Improving evapotranspiration in a land surface model using biophysical variables derived from MSG/SEVIRI satellite
- 1Royal Meteorological Institute of Belgium, Avenue circulaire 3, 1180 Brussels, Belgium
- 2Dept. of Hydrology and Hydraulic Engineering, Vrije Universiteit Brussel, Pleinlaan 2, 1050 Brussels, Belgium
- 3Dept. Earth and Environmental Sciences, Katholieke Universiteit Leuven, Celestijnenlaan 200E, 3001 Heverlee, Belgium
- 4Dept. Physical Geography and Ecosystems Analysis, Lund University, Sölvegatan 12, 223 62 Lund, Sweden
- *now at: Institute for Environment and Sustainability, Joint Research Center, Ispra, Italy
Abstract.
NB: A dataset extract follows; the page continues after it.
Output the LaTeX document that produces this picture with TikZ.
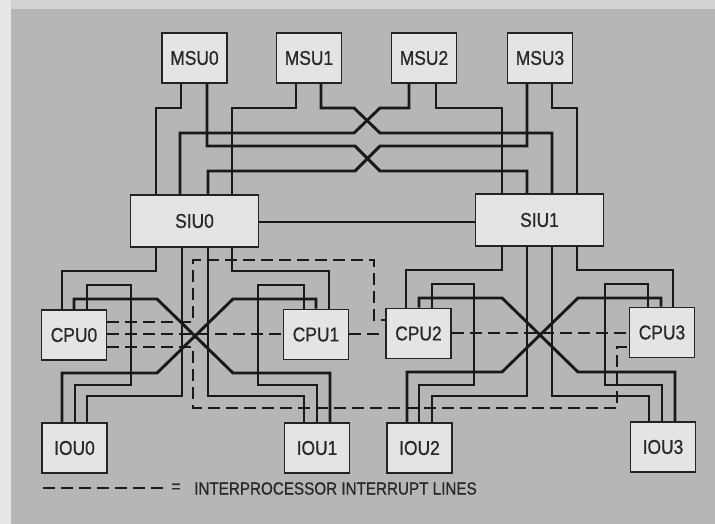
\documentclass[tikz,border=0pt]{standalone}
\usepackage{fontspec}
\newfontfamily\lbl[FakeStretch=0.87,FakeBold=0.8]{Liberation Sans}
\definecolor{bgray}{RGB}{182,182,182}
\definecolor{topstrip}{RGB}{210,210,210}
\definecolor{leftstrip}{RGB}{230,230,230}
\definecolor{boxfill}{RGB}{228,228,228}
\definecolor{boxline}{RGB}{35,35,35}
\definecolor{txt}{RGB}{40,40,40}
\begin{document}
\begin{tikzpicture}[x=1pt,y=-1pt,
  unit/.style={draw=boxline,line width=1.8pt,fill=boxfill,text=txt,minimum width=65pt,minimum height=50pt,inner sep=0pt,font=\lbl\fontsize{20}{20}\selectfont},
  siu/.style={unit,minimum width=128pt,minimum height=52pt},
  bus/.style={line width=2.9pt,black!90,line cap=butt,line join=miter},
  intline/.style={line width=2.9pt,black!90,dash pattern=on 12pt off 6pt},
  legfont/.style={font=\lbl\fontsize{17.5}{17.5}\selectfont,text=txt,inner sep=0pt}]
\useasboundingbox (0,0) rectangle (715,524);
\fill[leftstrip] (0,0) rectangle (715,524);
\fill[topstrip] (11,0) rectangle (715,9);
\fill[bgray] (11,9) rectangle (715,524);
% units
\node[unit] (msu0) at (194.5,58) {MSU0};
\node[unit] (msu1) at (309,58) {MSU1};
\node[unit] (msu2) at (424,58) {MSU2};
\node[unit] (msu3) at (540,58) {MSU3};
\node[siu] (siu0) at (194.5,221) {SIU0};
\node[siu] (siu1) at (539.5,220) {SIU1};
\node[unit] (cpu0) at (74,335) {CPU0};
\node[unit] (cpu1) at (316,334.5) {CPU1};
\node[unit] (cpu2) at (418.5,333.5) {CPU2};
\node[unit] (cpu3) at (662,332.5) {CPU3};
\node[unit] (iou0) at (74.5,448) {IOU0};
\node[unit] (iou1) at (317,448) {IOU1};
\node[unit] (iou2) at (419.5,448) {IOU2};
\node[unit] (iou3) at (663,447) {IOU3};
% MSU to SIU
\draw[bus] (msu0.south -| 181,0) -- (181,108) -- (156,108) -- (siu0.north -| 156,0);
\draw[bus] (msu0.south -| 207,0) -- (207,146) -- (355,146) -- (380,171) -- (527,171) -- (siu1.north -| 527,0);
\draw[bus] (msu1.south -| 296,0) -- (296,108) -- (232,108) -- (siu0.north -| 232,0);
\draw[bus] (msu1.south -| 321,0) -- (321,108) -- (354,108) -- (380,133) -- (552,133) -- (siu1.north -| 552,0);
\draw[bus] (msu2.south -| 409,0) -- (409,108) -- (380,108) -- (354,133) -- (180,133) -- (siu0.north -| 180,0);
\draw[bus] (msu2.south -| 436,0) -- (436,108) -- (502,108) -- (siu1.north -| 502,0);
\draw[bus] (msu3.south -| 527,0) -- (527,146) -- (380,146) -- (355,171) -- (208,171) -- (siu0.north -| 208,0);
\draw[bus] (msu3.south -| 552,0) -- (552,108) -- (577,108) -- (siu1.north -| 577,0);
% SIU to SIU
\draw[bus] (siu0.east |- 0,222) -- (siu1.west |- 0,222);
% SIU0 below
\draw[bus] (siu0.south -| 156,0) -- (156,271) -- (62,271) -- (cpu0.north -| 62,0);
\draw[bus] (siu0.south -| 232,0) -- (232,271) -- (329,271) -- (cpu1.north -| 329,0);
\draw[bus] (siu0.south -| 182,0) -- (182,396) -- (87,396) -- (iou0.north -| 87,0);
\draw[bus] (siu0.south -| 208,0) -- (208,396) -- (304,396) -- (iou1.north -| 304,0);
% CPU0 / CPU1 to IOU0 / IOU1
\draw[bus] (cpu0.north -| 87,0) -- (87,285) -- (131,285) -- (131,385) -- (75,385) -- (iou0.north -| 75,0);
\draw[bus] (cpu0.north -| 74,0) -- (74,299) -- (157,299) -- (233,373) -- (330,373) -- (iou1.north -| 330,0);
\draw[bus] (cpu1.north -| 304,0) -- (304,285) -- (258,285) -- (258,385) -- (317,385) -- (iou1.north -| 317,0);
\draw[bus] (cpu1.north -| 316,0) -- (316,299) -- (233,299) -- (157,373) -- (62,373) -- (iou0.north -| 62,0);
% SIU1 below
\draw[bus] (siu1.south -| 502,0) -- (502,270) -- (406,270) -- (cpu2.north -| 406,0);
\draw[bus] (siu1.south -| 577,0) -- (577,270) -- (673,270) -- (cpu3.north -| 673,0);
\draw[bus] (siu1.south -| 527,0) -- (527,396) -- (432,396) -- (iou2.north -| 432,0);
\draw[bus] (siu1.south -| 552,0) -- (552,396) -- (649,396) -- (iou3.north -| 649,0);
% CPU2 / CPU3 to IOU2 / IOU3
\draw[bus] (cpu2.north -| 432,0) -- (432,284) -- (474,284) -- (474,385) -- (419,385) -- (iou2.north -| 419,0);
\draw[bus] (cpu2.north -| 419,0) -- (419,298) -- (502,298) -- (578,372) -- (675,372) -- (iou3.north -| 675,0);
\draw[bus] (cpu3.north -| 648,0) -- (648,284) -- (605,284) -- (605,385) -- (662,385) -- (iou3.north -| 662,0);
\draw[bus] (cpu3.north -| 661,0) -- (661,298) -- (578,298) -- (502,372) -- (407,372) -- (iou2.north -| 407,0);
% interprocessor interrupt lines
\draw[intline] (cpu0.east |- 0,334) -- (cpu1.west |- 0,334);
\draw[intline] (cpu0.east |- 0,322) -- (193,322) -- (193,260) -- (374,260) -- (374,320) -- (cpu2.west |- 0,320);
\draw[intline] (cpu0.east |- 0,347) -- (193,347) -- (193,408) -- (617,408) -- (617,347) -- (cpu3.west |- 0,347);
\draw[intline] (cpu1.east |- 0,334) -- (cpu2.west |- 0,334);
\draw[intline] (cpu2.east |- 0,333) -- (cpu3.west |- 0,333);
% legend
\coordinate (legA) at (43,488);
\coordinate (legB) at (163,488);
\draw[intline] (legA) -- (legB);
\node[legfont] (legeq) at (176,488) {=};
\node[legfont,anchor=west] (legtxt) at (194,488.5) {INTERPROCESSOR INTERRUPT LINES};
\end{tikzpicture}
\end{document}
Monitoring evapotranspiration over land is highly dependent on the surface state and vegetation dynamics. Data from spaceborn platforms are desirable to complement estimations from land surface models. The success of daily evapotranspiration monitoring at continental scale relies on the availability, quality and continuity of such data. The biophysical variables derived from SEVIRI on board the geostationary satellite Meteosat Second Generation (MSG) and distributed by the Satellite Application Facility on Land surface Analysis (LSA-SAF) are particularly interesting for such applications, as they aimed at providing continuous and consistent daily time series in near-real time over Africa, Europe and South America. In this paper, we compare them to monthly vegetation parameters from a database commonly used in numerical weather predictions (ECOCLIMAP-I), showing the benefits of the new daily products in detecting the spatial and temporal (seasonal and inter-annual) variability of the vegetation, especially relevant over Africa. We propose a method to handle Leaf Area Index (LAI) and Fractional Vegetation Cover (FVC) products for evapotranspiration monitoring with a land surface model at 3–5 km spatial resolution. The method is conceived to be applicable for near-real time processes at continental scale and relies on the use of a land cover map. We assess the impact of using LSA-SAF biophysical variables compared to ECOCLIMAP-I on evapotranspiration estimated by the land surface model H-TESSEL. Comparison with in-situ observations in Europe and Africa shows an improved estimation of the evapotranspiration, especially in semi-arid climates. Finally, the impact on the land surface modelled evapotranspiration is compared over a north–south transect with a large gradient of vegetation and climate in Western Africa using LSA-SAF radiation forcing derived from remote sensing. Differences are highlighted. An evaluation against remote sensing derived land surface temperature shows an improvement of the evapotranspiration simulations.